While some people might characterize these details as being ancient history, Risë Nelson observed, these histories are “literally etched into the buildings…and embedded into the histories and foundations of this place,” and possess great relevance for the present and the future.

In addition to the upcoming release of the book Yale and Slavery: A History, Nelson noted, the University also will release a website to help the community engage with the content, along with offering scholarships, and giving honorary degrees to abolitionists. Yale is also sponsoring an exhibit at the New Haven Museum. After announcing some of the university’s initial responses to the Yale and Slavery research project, Nelson invited the panelists to reflect on what else Yale should do to reconcile the problematic aspects of its legacy with its current values, missions, and goals.
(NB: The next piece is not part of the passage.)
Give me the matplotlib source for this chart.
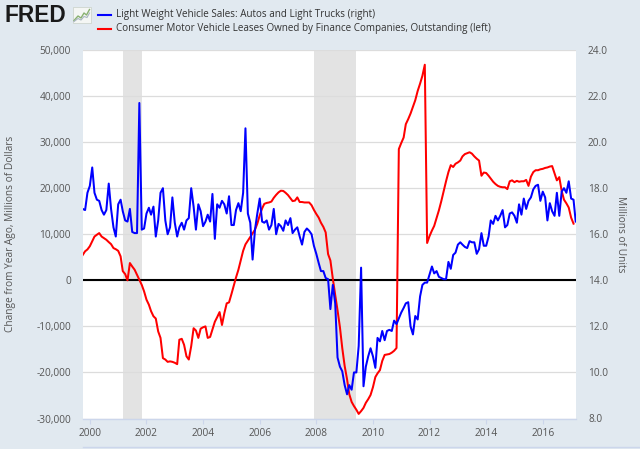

Rabb, a believer in reparations, gave a simple answer. He suggested that providing $1 billion to be managed by an “independent, autonomous entity” with the goal of addressing the harmful parts of history that Yale contributed to would be a good starting point, considering Yale’s $40 billion endowment is mingled with funds that sustained the system of slavery. Rabb finished his answer saying, “You know when we have gotten to the promised land when there are no disparities.”

In her response to the question, McGrath began by quoting James Baldwin: “The past will remain horrible for exactly as long as we refuse to assess it honestly.” McGrath continued by pointing out that in addition to Yale’s historical connections to slavery, there are many additional elements of Yale’s history that have contributed to contemporary disparities and need to be addressed. These include welfare reform, Reaganomics, deindustrialization, and urban renewal, to name a few. Her desire, McGrath concluded, is that the university will create a democratic process that allows for “broad discussion and broad input into whatever the response is.”

The event, in combination with exhibition’s artwork, offer a profound perspective that has been hiding in plain sight for centuries. It is the perspective of people who were brutally wronged and who never received repayment. A $1 billion contribution to an autonomous entity is a start. However, the reflections shared in this program and the artwork and text of the exhibit all lend support to the fundamental truth that the plight of all marginalized people is systemic in nature, and that it will cost far more than $1 billion to reach equality.